Using Sanity as a headless CMS, you have full control over how your store is displayed and which elements are loaded. Custom object and rendering rules make optimising Core Web Vitals easy. Since all page elements have predefined positions and sizes, you don’t need to worry about layout shifts. Since time-to-first-byte is short with server-side rendering, you don’t have to worry about large paints or input delays.

Mobile-friendliness

The second Page Experience metric worth zooming in on is Mobile Friendliness. Many users browse the web on smartphones, but the experience is so different than on desktops. To account for this difference, Google pushes sites to meet mobile-friendly criteria. As for other Page Experience metrics, Google provides a report for mobile-friendliness in Search Console.

First, pages should be responsive and easy to use. Elements that are too small, especially buttons or fonts, are frustrating to users. Completing everyday tasks on mobile should not be difficult or cumbersome. The graphical size of a site should not overstep the size of your smartphone’s screen.

Second, avoid a mobile subdomain. Even though Google supports mobile subdomains and can understand them, the setup is much more prone to bugs and requires considerable overhead.

You can also use Google’s mobile friendliness tool outside of Search Console.

Schema and structured data

Schema and structured data can improve Google’s understanding of your site and bring in more traffic by enriching the way your site looks on search. Think about it like a dictionary for your code.

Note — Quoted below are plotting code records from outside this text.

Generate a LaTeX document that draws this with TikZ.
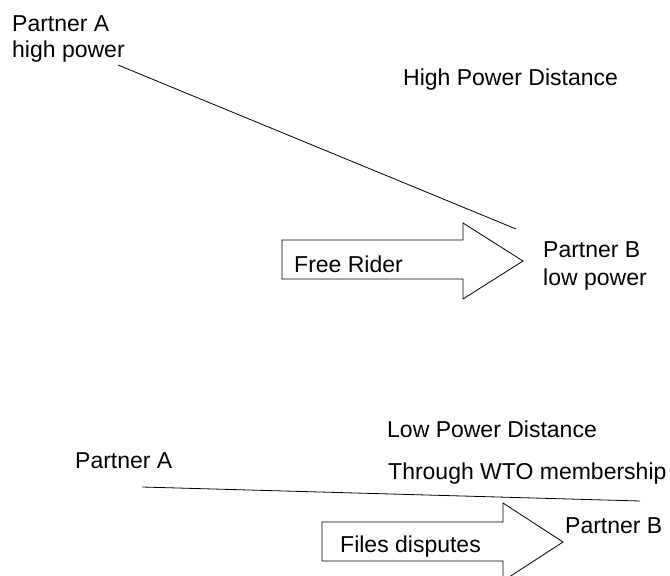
\documentclass[tikz,border=0pt]{standalone}
\usepackage{fontspec}
\setmainfont{Liberation Sans}
\begin{document}
\begin{tikzpicture}[x=1bp,y=-1bp,
  lbl/.style={anchor=base west,inner sep=0pt,font=\fontsize{23bp}{27bp}\selectfont},
  edge/.style={draw=black,line width=0.8bp},
  fatarrow/.style={draw=black,line width=0.8bp,line join=miter}]
\useasboundingbox (0,0) rectangle (670,576);

% ---- High power distance ----
\node[lbl] (pa1) at (12,32) {Partner A};
\node[lbl] (pa1b) at (12,58) {high power};
\node[lbl] (hpd) at (403,86) {High Power Distance};
\node[lbl] (pb1) at (543,257) {Partner B};
\node[lbl] (pb1b) at (543,285) {low power};
\coordinate (l1s) at (118,65);
\coordinate (l1e) at (516,229);
\draw[edge] (l1s) -- (l1e);
\draw[fatarrow] (282,240) -- (463,240) -- (463,223) -- (523,261)
  -- (463,299) -- (463,279) -- (282,279) -- cycle;
\node[lbl] (fr) at (294,272) {Free Rider};

% ---- Low power distance ----
\node[lbl] (lpd) at (387,437) {Low Power Distance};
\node[lbl] (wto) at (388,479) {Through WTO membership};
\node[lbl] (pa2) at (75,468) {Partner A};
\node[lbl] (pb2) at (565,533) {Partner B};
\coordinate (l2s) at (142,487);
\coordinate (l2e) at (640,501);
\draw[edge] (l2s) -- (l2e);
\draw[fatarrow] (322,522) -- (503,522) -- (503,503) -- (563,542)
  -- (503,581) -- (503,561) -- (322,561) -- cycle;
\node[lbl] (fd) at (340,552) {Files disputes};
\end{tikzpicture}
\end{document}
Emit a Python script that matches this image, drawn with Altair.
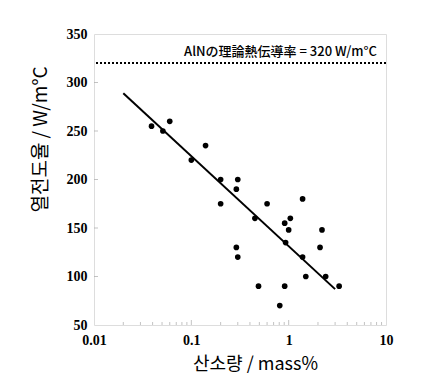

The implementation of schema is straightforward but technical. There are several types of schema, but these ones are the most important for e-commerce:

  • Product
  • FAQ
  • Review
  • Shipping
  • Pricing
  • HowTo
  • Pros and Cons

Be mindful of where you add Schema and related content. Category, product and blog articles might all benefit from FAQ schema, for example. But HowTo schema might not be a good choice for category pages. Product-related Schema should only be used on product pages, not on categories. Ideally, test different types of Schema against each other.